▶ WHAT YOU SHOULD DO: Everything from the line with "Write the matplotlib code for this chart." down to the line with "plt.rcParams['font.family'] = ['Liberation" below must be printed exactly, those two lines included. Exclude pictures.

-------- DATA LISTING

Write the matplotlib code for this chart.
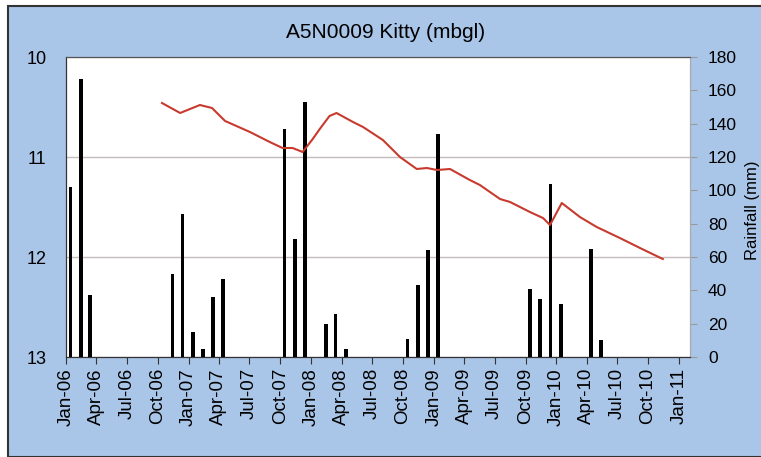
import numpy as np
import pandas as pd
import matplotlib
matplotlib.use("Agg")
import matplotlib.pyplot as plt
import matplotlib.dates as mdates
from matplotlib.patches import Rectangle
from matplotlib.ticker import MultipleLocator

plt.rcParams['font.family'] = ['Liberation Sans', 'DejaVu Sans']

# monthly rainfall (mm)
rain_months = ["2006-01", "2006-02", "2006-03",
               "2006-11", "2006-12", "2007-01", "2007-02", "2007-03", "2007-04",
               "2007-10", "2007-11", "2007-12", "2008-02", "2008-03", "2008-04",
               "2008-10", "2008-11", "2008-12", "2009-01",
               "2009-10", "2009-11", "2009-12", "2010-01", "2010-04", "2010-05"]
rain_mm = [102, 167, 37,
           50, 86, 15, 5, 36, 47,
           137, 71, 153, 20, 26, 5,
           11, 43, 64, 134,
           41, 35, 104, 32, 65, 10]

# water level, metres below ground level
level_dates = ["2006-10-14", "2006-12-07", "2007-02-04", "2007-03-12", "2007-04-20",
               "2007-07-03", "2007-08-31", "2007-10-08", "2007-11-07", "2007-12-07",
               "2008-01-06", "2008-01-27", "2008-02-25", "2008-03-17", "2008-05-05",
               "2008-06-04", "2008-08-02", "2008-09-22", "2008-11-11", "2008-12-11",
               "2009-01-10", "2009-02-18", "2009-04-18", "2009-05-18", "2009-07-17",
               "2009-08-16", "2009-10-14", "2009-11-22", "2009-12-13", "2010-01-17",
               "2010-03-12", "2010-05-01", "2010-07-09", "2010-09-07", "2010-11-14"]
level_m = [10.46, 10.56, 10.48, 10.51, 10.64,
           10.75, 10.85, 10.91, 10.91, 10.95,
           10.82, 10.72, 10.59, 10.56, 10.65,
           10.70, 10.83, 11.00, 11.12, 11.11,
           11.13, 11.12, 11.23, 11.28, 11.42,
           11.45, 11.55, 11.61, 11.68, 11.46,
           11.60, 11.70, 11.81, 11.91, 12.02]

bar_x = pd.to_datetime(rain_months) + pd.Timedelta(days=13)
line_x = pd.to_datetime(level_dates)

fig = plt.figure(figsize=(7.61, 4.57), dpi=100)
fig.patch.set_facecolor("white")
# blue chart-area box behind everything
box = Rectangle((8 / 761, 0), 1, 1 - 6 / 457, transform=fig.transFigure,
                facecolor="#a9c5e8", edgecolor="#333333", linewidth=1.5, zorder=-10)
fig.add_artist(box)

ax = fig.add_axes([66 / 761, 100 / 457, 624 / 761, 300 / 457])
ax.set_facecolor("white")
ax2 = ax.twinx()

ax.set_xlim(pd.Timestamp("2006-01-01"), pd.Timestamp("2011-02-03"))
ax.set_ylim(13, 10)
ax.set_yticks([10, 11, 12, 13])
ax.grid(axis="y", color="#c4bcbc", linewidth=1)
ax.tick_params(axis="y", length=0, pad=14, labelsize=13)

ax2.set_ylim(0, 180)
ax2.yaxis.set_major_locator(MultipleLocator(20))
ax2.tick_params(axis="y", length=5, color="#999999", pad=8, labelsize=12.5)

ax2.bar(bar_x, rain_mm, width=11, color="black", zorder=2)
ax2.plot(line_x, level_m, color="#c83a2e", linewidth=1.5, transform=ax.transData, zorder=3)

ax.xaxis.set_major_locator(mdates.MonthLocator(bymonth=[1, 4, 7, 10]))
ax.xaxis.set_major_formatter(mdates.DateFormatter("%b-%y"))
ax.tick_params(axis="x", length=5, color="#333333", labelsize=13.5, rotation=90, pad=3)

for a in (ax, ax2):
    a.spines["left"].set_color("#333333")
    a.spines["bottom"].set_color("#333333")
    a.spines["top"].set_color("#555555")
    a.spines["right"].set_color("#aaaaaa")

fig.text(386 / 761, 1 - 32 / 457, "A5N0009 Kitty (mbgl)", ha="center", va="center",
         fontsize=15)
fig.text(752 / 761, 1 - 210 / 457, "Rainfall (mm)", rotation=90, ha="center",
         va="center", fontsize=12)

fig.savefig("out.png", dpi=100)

----------------
-------- DATA LISTING

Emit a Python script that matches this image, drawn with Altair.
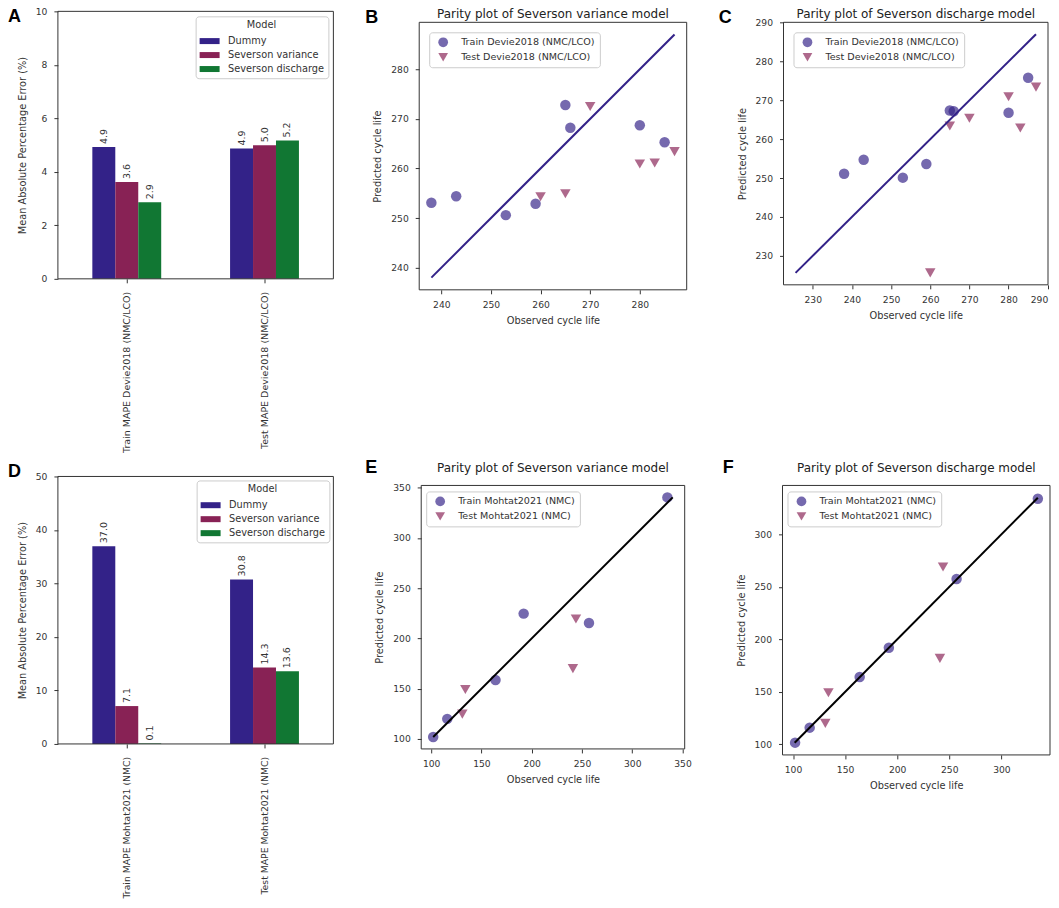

----------------
-------- DATA LISTING

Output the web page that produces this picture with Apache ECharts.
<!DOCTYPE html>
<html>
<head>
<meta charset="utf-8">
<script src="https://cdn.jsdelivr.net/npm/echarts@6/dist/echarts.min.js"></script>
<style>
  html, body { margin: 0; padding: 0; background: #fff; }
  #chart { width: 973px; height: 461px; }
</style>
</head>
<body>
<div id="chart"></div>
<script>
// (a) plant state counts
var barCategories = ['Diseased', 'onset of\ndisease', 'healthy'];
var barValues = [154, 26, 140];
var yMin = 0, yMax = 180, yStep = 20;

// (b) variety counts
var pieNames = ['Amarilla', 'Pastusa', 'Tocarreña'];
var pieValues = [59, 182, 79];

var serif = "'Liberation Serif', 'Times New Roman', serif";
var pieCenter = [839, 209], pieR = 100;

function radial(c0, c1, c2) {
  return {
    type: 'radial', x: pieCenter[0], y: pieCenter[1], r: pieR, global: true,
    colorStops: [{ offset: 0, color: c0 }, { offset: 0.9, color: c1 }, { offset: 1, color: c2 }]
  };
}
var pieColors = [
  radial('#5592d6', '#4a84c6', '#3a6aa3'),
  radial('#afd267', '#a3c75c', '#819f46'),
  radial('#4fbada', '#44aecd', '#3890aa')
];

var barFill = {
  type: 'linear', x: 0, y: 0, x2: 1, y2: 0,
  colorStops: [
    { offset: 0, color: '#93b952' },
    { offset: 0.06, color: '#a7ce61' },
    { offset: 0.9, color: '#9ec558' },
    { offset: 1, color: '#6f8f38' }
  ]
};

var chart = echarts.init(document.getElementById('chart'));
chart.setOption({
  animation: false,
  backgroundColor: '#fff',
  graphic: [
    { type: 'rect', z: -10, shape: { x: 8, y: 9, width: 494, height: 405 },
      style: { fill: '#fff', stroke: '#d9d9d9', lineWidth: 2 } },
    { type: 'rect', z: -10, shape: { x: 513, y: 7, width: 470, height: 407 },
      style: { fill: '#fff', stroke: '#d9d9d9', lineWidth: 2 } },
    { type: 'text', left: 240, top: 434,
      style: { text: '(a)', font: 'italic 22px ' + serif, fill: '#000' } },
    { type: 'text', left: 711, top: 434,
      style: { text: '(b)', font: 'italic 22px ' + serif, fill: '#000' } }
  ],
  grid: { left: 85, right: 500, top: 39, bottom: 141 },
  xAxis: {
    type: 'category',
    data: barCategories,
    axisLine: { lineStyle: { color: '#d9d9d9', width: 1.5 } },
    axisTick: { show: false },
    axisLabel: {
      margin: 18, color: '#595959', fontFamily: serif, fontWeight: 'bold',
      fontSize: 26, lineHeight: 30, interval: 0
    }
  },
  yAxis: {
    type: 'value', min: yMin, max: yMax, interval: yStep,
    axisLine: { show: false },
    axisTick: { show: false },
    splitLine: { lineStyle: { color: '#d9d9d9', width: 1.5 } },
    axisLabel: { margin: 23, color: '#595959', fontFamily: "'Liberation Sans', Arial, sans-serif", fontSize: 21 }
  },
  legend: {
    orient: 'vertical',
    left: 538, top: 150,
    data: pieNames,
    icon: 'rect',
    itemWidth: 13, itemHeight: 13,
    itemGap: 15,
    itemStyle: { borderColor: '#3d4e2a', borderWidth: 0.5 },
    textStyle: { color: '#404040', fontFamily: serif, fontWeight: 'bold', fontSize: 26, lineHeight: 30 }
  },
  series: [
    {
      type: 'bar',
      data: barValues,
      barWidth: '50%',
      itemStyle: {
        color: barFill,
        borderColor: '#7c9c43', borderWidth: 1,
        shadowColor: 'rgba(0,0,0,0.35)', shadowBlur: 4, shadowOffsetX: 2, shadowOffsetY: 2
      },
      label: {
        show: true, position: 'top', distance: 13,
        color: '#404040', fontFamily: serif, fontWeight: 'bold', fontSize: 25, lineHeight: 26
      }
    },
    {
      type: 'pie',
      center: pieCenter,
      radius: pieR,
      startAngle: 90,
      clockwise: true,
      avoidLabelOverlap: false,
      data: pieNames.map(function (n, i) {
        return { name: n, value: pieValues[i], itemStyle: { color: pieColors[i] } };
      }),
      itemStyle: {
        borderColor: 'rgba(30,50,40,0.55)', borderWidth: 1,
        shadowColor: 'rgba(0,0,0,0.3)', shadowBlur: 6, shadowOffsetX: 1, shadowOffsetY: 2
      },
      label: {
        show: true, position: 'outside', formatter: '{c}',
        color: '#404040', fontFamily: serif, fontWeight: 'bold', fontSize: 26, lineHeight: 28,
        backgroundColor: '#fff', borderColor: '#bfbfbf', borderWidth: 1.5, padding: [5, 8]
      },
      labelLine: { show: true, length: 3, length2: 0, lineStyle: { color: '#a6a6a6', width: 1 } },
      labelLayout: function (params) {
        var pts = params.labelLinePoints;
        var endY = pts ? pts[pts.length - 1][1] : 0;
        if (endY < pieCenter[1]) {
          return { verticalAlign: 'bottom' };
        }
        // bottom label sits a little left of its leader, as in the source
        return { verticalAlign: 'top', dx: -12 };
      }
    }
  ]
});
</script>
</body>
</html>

----------------

▶ WRITTEN RESPONSE:
Write the matplotlib code for this chart.
import numpy as np
import pandas as pd
import matplotlib
matplotlib.use("Agg")
import matplotlib.pyplot as plt
import matplotlib.dates as mdates
from matplotlib.patches import Rectangle
from matplotlib.ticker import MultipleLocator

plt.rcParams['font.family'] = ['Liberation Sans', 'DejaVu Sans']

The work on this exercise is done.